Goal –
Quote the full listing word for word.

____ Given information

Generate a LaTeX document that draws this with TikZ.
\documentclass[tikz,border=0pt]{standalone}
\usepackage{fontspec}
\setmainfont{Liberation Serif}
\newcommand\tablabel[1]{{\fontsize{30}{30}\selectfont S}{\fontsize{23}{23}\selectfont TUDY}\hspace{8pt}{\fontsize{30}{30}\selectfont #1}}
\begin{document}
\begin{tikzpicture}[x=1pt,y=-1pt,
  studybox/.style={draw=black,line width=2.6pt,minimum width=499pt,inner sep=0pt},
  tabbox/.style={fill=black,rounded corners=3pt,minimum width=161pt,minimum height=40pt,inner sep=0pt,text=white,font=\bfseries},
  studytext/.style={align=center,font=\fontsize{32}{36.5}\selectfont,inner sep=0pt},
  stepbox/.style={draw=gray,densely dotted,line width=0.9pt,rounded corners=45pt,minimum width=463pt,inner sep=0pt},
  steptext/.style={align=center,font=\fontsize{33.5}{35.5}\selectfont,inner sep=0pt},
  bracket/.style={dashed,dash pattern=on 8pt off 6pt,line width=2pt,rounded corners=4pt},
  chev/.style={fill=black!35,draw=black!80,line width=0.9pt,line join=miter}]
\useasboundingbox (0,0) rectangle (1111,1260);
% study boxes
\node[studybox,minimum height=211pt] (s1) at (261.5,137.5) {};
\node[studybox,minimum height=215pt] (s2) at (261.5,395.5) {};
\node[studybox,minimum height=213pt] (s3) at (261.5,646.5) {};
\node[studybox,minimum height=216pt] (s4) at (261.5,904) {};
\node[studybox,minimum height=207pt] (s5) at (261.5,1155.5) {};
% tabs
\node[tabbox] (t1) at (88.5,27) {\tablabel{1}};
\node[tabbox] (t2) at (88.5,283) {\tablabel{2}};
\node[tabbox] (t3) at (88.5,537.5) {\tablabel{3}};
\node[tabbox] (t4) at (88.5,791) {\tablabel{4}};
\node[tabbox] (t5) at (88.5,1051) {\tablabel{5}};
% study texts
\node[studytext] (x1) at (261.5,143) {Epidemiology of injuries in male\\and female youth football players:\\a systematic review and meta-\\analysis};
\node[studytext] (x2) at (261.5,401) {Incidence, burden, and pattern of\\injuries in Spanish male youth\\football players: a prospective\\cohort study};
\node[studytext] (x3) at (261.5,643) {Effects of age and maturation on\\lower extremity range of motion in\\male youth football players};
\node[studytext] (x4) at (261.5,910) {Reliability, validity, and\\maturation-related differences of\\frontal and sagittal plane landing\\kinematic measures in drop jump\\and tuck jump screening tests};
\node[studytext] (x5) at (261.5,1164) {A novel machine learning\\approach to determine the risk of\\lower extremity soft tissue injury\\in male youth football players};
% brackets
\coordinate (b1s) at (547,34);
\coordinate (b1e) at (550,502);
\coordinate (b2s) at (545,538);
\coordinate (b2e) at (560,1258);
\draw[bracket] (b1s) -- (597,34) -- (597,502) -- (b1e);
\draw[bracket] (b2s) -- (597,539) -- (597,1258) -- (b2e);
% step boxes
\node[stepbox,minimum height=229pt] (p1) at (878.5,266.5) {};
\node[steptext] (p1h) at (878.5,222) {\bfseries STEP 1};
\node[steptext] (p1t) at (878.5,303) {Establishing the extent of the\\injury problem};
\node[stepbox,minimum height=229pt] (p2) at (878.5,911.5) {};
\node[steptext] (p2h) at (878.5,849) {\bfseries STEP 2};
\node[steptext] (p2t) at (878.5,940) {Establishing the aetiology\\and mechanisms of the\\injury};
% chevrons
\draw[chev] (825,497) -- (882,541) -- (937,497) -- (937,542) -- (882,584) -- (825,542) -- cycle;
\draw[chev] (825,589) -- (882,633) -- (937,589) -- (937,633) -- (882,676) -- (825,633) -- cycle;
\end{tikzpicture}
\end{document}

________

Reply –
Generate a LaTeX document that draws this with TikZ.
\documentclass[tikz,border=0pt]{standalone}
\usepackage{fontspec}
\setmainfont{Liberation Serif}
\newcommand\tablabel[1]{{\fontsize{30}{30}\selectfont S}{\fontsize{23}{23}\selectfont TUDY}\hspace{8pt}{\fontsize{30}{30}\selectfont #1}}
\begin{document}
\begin{tikzpicture}[x=1pt,y=-1pt,
  studybox/.style={draw=black,line width=2.6pt,minimum width=499pt,inner sep=0pt},
  tabbox/.style={fill=black,rounded corners=3pt,minimum width=161pt,minimum height=40pt,inner sep=0pt,text=white,font=\bfseries},
  studytext/.style={align=center,font=\fontsize{32}{36.5}\selectfont,inner sep=0pt},
  stepbox/.style={draw=gray,densely dotted,line width=0.9pt,rounded corners=45pt,minimum width=463pt,inner sep=0pt},
  steptext/.style={align=center,font=\fontsize{33.5}{35.5}\selectfont,inner sep=0pt},
  bracket/.style={dashed,dash pattern=on 8pt off 6pt,line width=2pt,rounded corners=4pt},
  chev/.style={fill=black!35,draw=black!80,line width=0.9pt,line join=miter}]
\useasboundingbox (0,0) rectangle (1111,1260);
% study boxes
\node[studybox,minimum height=211pt] (s1) at (261.5,137.5) {};
\node[studybox,minimum height=215pt] (s2) at (261.5,395.5) {};
\node[studybox,minimum height=213pt] (s3) at (261.5,646.5) {};
\node[studybox,minimum height=216pt] (s4) at (261.5,904) {};
\node[studybox,minimum height=207pt] (s5) at (261.5,1155.5) {};
% tabs
\node[tabbox] (t1) at (88.5,27) {\tablabel{1}};
\node[tabbox] (t2) at (88.5,283) {\tablabel{2}};
\node[tabbox] (t3) at (88.5,537.5) {\tablabel{3}};
\node[tabbox] (t4) at (88.5,791) {\tablabel{4}};
\node[tabbox] (t5) at (88.5,1051) {\tablabel{5}};
% study texts
\node[studytext] (x1) at (261.5,143) {Epidemiology of injuries in male\\and female youth football players:\\a systematic review and meta-\\analysis};
\node[studytext] (x2) at (261.5,401) {Incidence, burden, and pattern of\\injuries in Spanish male youth\\football players: a prospective\\cohort study};
\node[studytext] (x3) at (261.5,643) {Effects of age and maturation on\\lower extremity range of motion in\\male youth football players};
\node[studytext] (x4) at (261.5,910) {Reliability, validity, and\\maturation-related differences of\\frontal and sagittal plane landing\\kinematic measures in drop jump\\and tuck jump screening tests};
\node[studytext] (x5) at (261.5,1164) {A novel machine learning\\approach to determine the risk of\\lower extremity soft tissue injury\\in male youth football players};
% brackets
\coordinate (b1s) at (547,34);
\coordinate (b1e) at (550,502);
\coordinate (b2s) at (545,538);
\coordinate (b2e) at (560,1258);
\draw[bracket] (b1s) -- (597,34) -- (597,502) -- (b1e);
\draw[bracket] (b2s) -- (597,539) -- (597,1258) -- (b2e);
% step boxes
\node[stepbox,minimum height=229pt] (p1) at (878.5,266.5) {};
\node[steptext] (p1h) at (878.5,222) {\bfseries STEP 1};
\node[steptext] (p1t) at (878.5,303) {Establishing the extent of the\\injury problem};
\node[stepbox,minimum height=229pt] (p2) at (878.5,911.5) {};
\node[steptext] (p2h) at (878.5,849) {\bfseries STEP 2};
\node[steptext] (p2t) at (878.5,940) {Establishing the aetiology\\and mechanisms of the\\injury};
% chevrons
\draw[chev] (825,497) -- (882,541) -- (937,497) -- (937,542) -- (882,584) -- (825,542) -- cycle;
\draw[chev] (825,589) -- (882,633) -- (937,589) -- (937,633) -- (882,676) -- (825,633) -- cycle;
\end{tikzpicture}
\end{document}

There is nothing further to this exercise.